Labour groups say BC’s 5-day sick leave program is inadequate—but business groups say it’s too much
Workers in BC will be eligible for 5 paid sick days in a calendar year starting Jan 1, the provincial government announced Wednesday.
Workers in BC will be eligible for 5 days of paid sick leave in a calendar year starting Jan 1, the provincial government announced Wednesday.
Labour Minister Harry Bains unveiled details of BC’s permanent paid sick leave program at a press conference alongside provincial health officer Dr Bonnie Henry.
The issue of staff coming to work sick has come to the forefront during the COVID pandemic, elevating workplace exposures and causing many outbreaks in the long term care sector.
“Many of the people who lack paid sick leave are the same workers we depended on most during the pandemic,” Bains said in a release.
“Lower-wage workers who help us get our groceries, prepare our food at restaurants and make sure we have the services we need deserve a basic protection like paid sick leave.”
BC had planned to implement either three, five, or ten days of paid sick leave after several months of public consultation.
But while the five-day option represents the middle ground, community groups on either side of the spectrum were unhappy with the decision.
Labour organizations say five days aren’t enough
BC Federation of Labour president Laird Cronk told the Beacon that five days was inadequate based on the data from other jurisdictions like New Zealand and Germany.
“Workers, when they don’t have the economic means to stay home, often say to themselves with this untenable decision, I’m behind my credit cards already, I can’t afford not to pay the rent or pay for groceries, maybe I’ll just consider this to be a sore throat based on allergies,” Cronk said.
“That’s the kind of thing we’re trying to avoid.”
That’s a decision that faces Metrotown janitor and member of the organizing committee for SEIU Local 2, Agnes Estimo, when she’s ill.
“We need to earn money for our rent, for our incidental expenses, and daily needs,” she told the Beacon last month.
“You might be transmitting [illnesses] to coworkers, or to the public you’re coming into contact with—especially for me, because I commute by bus and train—and then to the public in the mall … And then coming back home, I don’t know if I’m infected and then transmitting to my family.”
Cronk said the issue of paid sick leave still affects low-wage workers more than others—who face a “perfect storm” of financial concerns, along with working in public-facing service positions in busy workplaces.
“And predominantly, disproportionately they are women and workers of color. So I think there are equity provisions here as well that we need to respect,” he said.
The BC Federation of Labour is also concerned that the paid sick leave will not apply to contract workers, or employees who have been at their workplace for less than 90 days.
Nevertheless, Cronk acknowledged the program as an improvement over the current situation—where 50% of all workers in BC have no access to paid sick leave at all.
Business groups unhappy
The Burnaby Board of Trade (BBOT), meanwhile, said the province had gone in the wrong direction and was providing “too much” paid sick leave.
The BBOT had been advocating for the government to pick the lesser of the three proposed options, in order to mitigate impacts on businesses.
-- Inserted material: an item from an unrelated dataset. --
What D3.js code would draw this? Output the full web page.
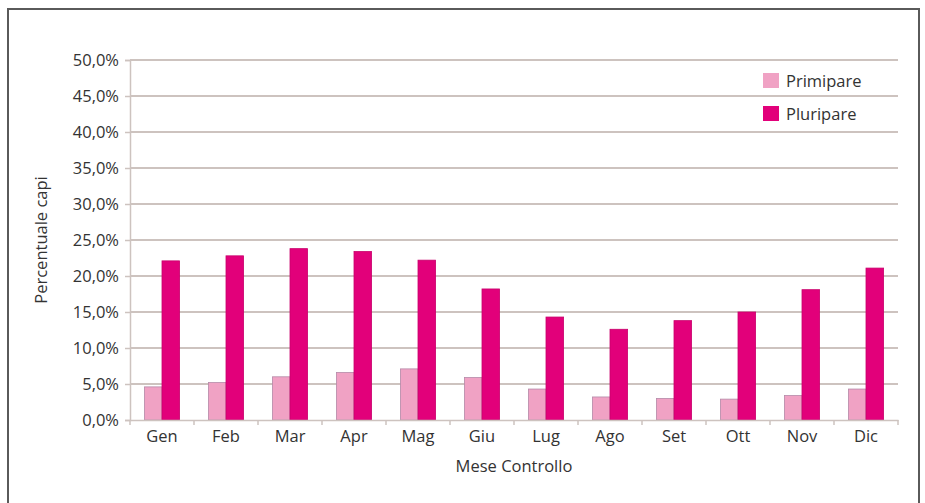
<!DOCTYPE html>
<html>
<head>
<meta charset="utf-8">
<script src="https://cdn.jsdelivr.net/npm/d3@7"></script>
<style>
  html, body { margin: 0; padding: 0; background: #fff; }
  svg { display: block; }
  text { font-family: "Open Sans", "Noto Sans", sans-serif; fill: #333; }
</style>
</head>
<body>
<svg id="chart" width="925" height="503"></svg>
<script>
const months = ["Gen","Feb","Mar","Apr","Mag","Giu","Lug","Ago","Set","Ott","Nov","Dic"];
const seriesNames = ["Primipare","Pluripare"];
const primipare = [4.6, 5.2, 6.0, 6.6, 7.1, 5.9, 4.3, 3.2, 3.0, 2.9, 3.4, 4.3];
const pluripare = [22.1, 22.8, 23.8, 23.4, 22.2, 18.2, 14.3, 12.6, 13.8, 15.0, 18.1, 21.1];
const yTicks = [0, 5, 10, 15, 20, 25, 30, 35, 40, 45, 50];
const colors = ["#f0a2c4", "#e2007a"];
const strokes = ["#b58aa8", "#c8006c"];

const svg = d3.select("#chart");
const m = {left: 130, right: 898, top: 60, bottom: 420};
const fs = 16.5;

// frame
svg.append("rect").attr("x", 8).attr("y", 9).attr("width", 911).attr("height", 520)
  .attr("fill", "none").attr("stroke", "#5a5a5a").attr("stroke-width", 2);

const x0 = d3.scaleBand().domain(months).range([m.left, m.right])
  .paddingInner(0.45).paddingOuter(0.225);
const x1 = d3.scaleBand().domain(seriesNames).range([0, x0.bandwidth()]);
const y = d3.scaleLinear().domain([0, 50]).range([m.bottom, m.top]);

const fmt = v => v.toFixed(1).replace(".", ",") + "%";

// gridlines
svg.append("g").selectAll("line").data(yTicks.filter(d => d > 0)).join("line")
  .attr("x1", m.left).attr("x2", m.right)
  .attr("y1", d => y(d)).attr("y2", d => y(d))
  .attr("stroke", "#cdc3bf").attr("stroke-width", 2);

// y axis
const yAxis = svg.append("g").attr("transform", `translate(${m.left},0)`)
  .call(d3.axisLeft(y).tickValues(yTicks).tickFormat(fmt).tickSize(5).tickPadding(6));
yAxis.select(".domain").attr("stroke", "#cdc3bf").attr("stroke-width", 1.5);
yAxis.selectAll(".tick line").attr("stroke", "#cdc3bf").attr("stroke-width", 1.5);
yAxis.selectAll("text").attr("font-size", fs).attr("fill", "#333")
  .style("font-family", '"Open Sans", sans-serif');

// bars
const data = months.map((mo, i) => ({month: mo, vals: [primipare[i], pluripare[i]]}));
const groups = svg.append("g").selectAll("g").data(data).join("g")
  .attr("transform", d => `translate(${x0(d.month)},0)`);
groups.selectAll("rect").data(d => d.vals.map((v, j) => ({v, s: seriesNames[j], j}))).join("rect")
  .attr("x", d => x1(d.s))
  .attr("width", x1.bandwidth())
  .attr("y", d => y(d.v))
  .attr("height", d => y(0) - y(d.v))
  .attr("fill", d => colors[d.j])
  .attr("stroke", d => strokes[d.j])
  .attr("stroke-width", 0.8);

// x axis
const xAxis = svg.append("g").attr("transform", `translate(0,${m.bottom})`)
  .call(d3.axisBottom(x0).tickSize(0).tickPadding(10));
xAxis.select(".domain").attr("stroke", "#cdc3bf").attr("stroke-width", 1.5);
xAxis.selectAll("text").attr("font-size", fs).attr("fill", "#333")
  .style("font-family", '"Open Sans", sans-serif');
// category boundary ticks
const bounds = d3.range(months.length + 1).map(i => m.left + i * x0.step());
svg.append("g").selectAll("line").data(bounds).join("line")
  .attr("x1", d => d).attr("x2", d => d)
  .attr("y1", m.bottom).attr("y2", m.bottom + 5)
  .attr("stroke", "#cdc3bf").attr("stroke-width", 1.5);

// axis titles
svg.append("text").attr("x", (m.left + m.right) / 2).attr("y", 472)
  .attr("text-anchor", "middle").attr("font-size", fs).text("Mese Controllo");
svg.append("text").attr("transform", `translate(47,${(m.top + m.bottom) / 2}) rotate(-90)`)
  .attr("text-anchor", "middle").attr("font-size", fs).text("Percentuale capi");

// legend
const lg = svg.append("g").attr("transform", "translate(763,73)");
seriesNames.forEach((s, i) => {
  lg.append("rect").attr("x", 0).attr("y", i * 33).attr("width", 16).attr("height", 15)
    .attr("fill", colors[i]);
  lg.append("text").attr("x", 23).attr("y", i * 33 + 14).attr("font-size", fs).text(s);
});
</script>
</body>
</html>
It also wanted the province to exclude part-time and casual workers and offset other costs.
“The biggest question in our minds is ‘Why now?’,” said BBOT president & CEO Paul Holden in a release.
“We already have 3 days of paid leave provided as part of the COVID-19 response, so it is unclear why there needed to be a rush to implement a permanent requirement like this, especially given the challenges businesses have faced over the pandemic.”
The BBOT said that with businesses already experiencing turbulence from the pandemic, it’s not the right time to add more costs for them.
“While we are happy the government stopped short of mandating 10 days, the length of this leave, extending it fully to part-time and casual workers, and offering no help with mitigating the inevitable costs on businesses left us disappointed,” Holden said.
Cronk said he recognized the concerns of business owners but said they were based on fears of the unknown.
“It’s something that they haven’t seen before. And that is exactly why we went to experts, and economists, but we also went to other jurisdictions and said, ‘how did it work in your area?’,” he said.
“And what we’ve seen is [that] ten makes sense. It helps keep workplaces safe, but it also has a negligible impact on business.”